Published 8:44 am Wednesday, April 29, 2009

Following the lead of its counterpart in Isle of Wight County, the Franklin School Board last week approved a lean fiscal 2010 budget that recognizes the difficult economic times in which we live.

The elimination of 23 jobs is painful but necessary. To the school board’s credit, students will be spared the brunt of the impact, as only seven of the lost jobs are teaching positions. The others are administrative and support jobs. Their elimination will make life a little a more difficult for administrators, but students shouldn’t notice much of a difference.

The cuts would have been much worse if it weren’t for federal stimulus money, which will save five teaching jobs that would have been eliminated otherwise. The federal money will help offset a $1 million loss in state funding – some due to state budget cuts but much the result of declining enrollment in Franklin’s public schools.

Logically, the state Department of Education bases its support of local divisions on the number of students who are enrolled. Fewer students should mean less expense. That can be a simplistic model, however, that doesn’t apply to some major expense items. Take transportation, for example.
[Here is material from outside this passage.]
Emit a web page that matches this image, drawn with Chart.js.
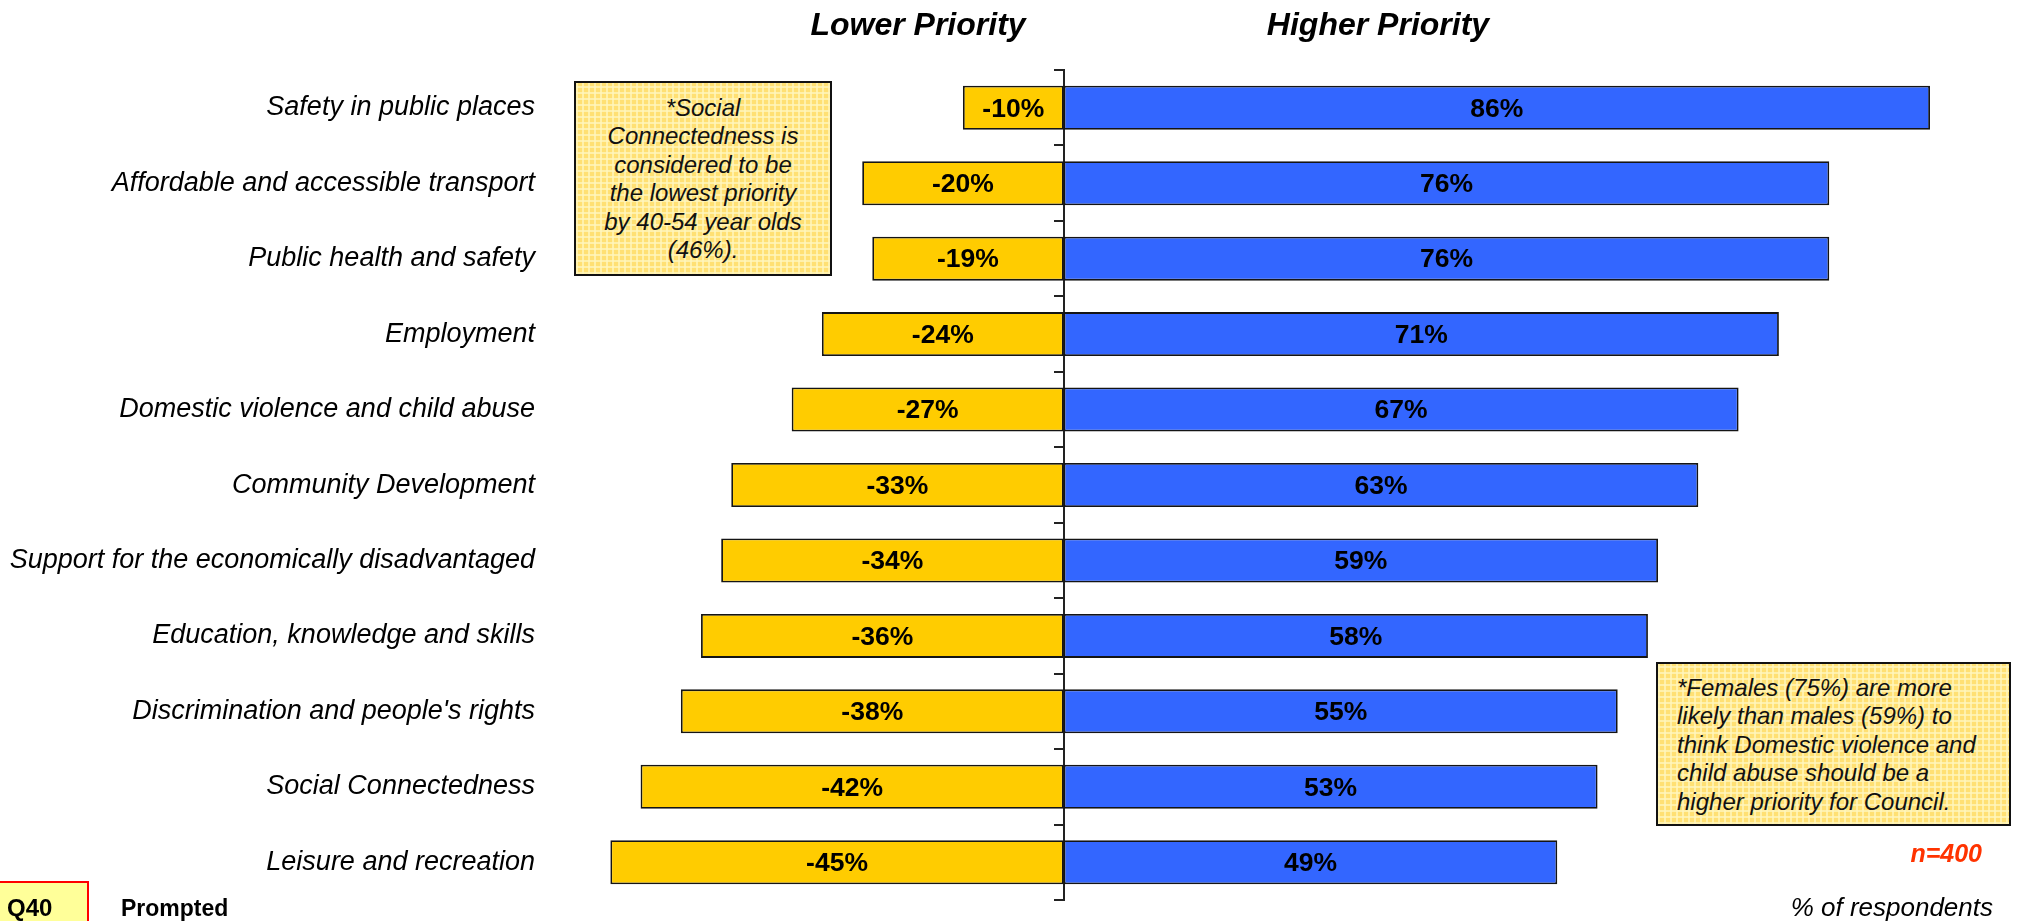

It costs the same amount of money to send a bus down a street whether that bus picks up one child on the street or 15.

The formula being what it is, however, Franklin’s schools must either stop their enrollment declines, which have been steady for a decade or more, or expect to receive fewer and fewer state dollars in the years ahead.

It’s yet another reason for the city schools to cooperate with Southampton County on public education. Short of full-blown consolidation, which should be given some serious thought, hundreds of thousands of dollars a year, if not millions, could be saved if the two divisions would simply share support services.

Why are our elected officials and appointed school board members, both city and county, not talking about this important issue?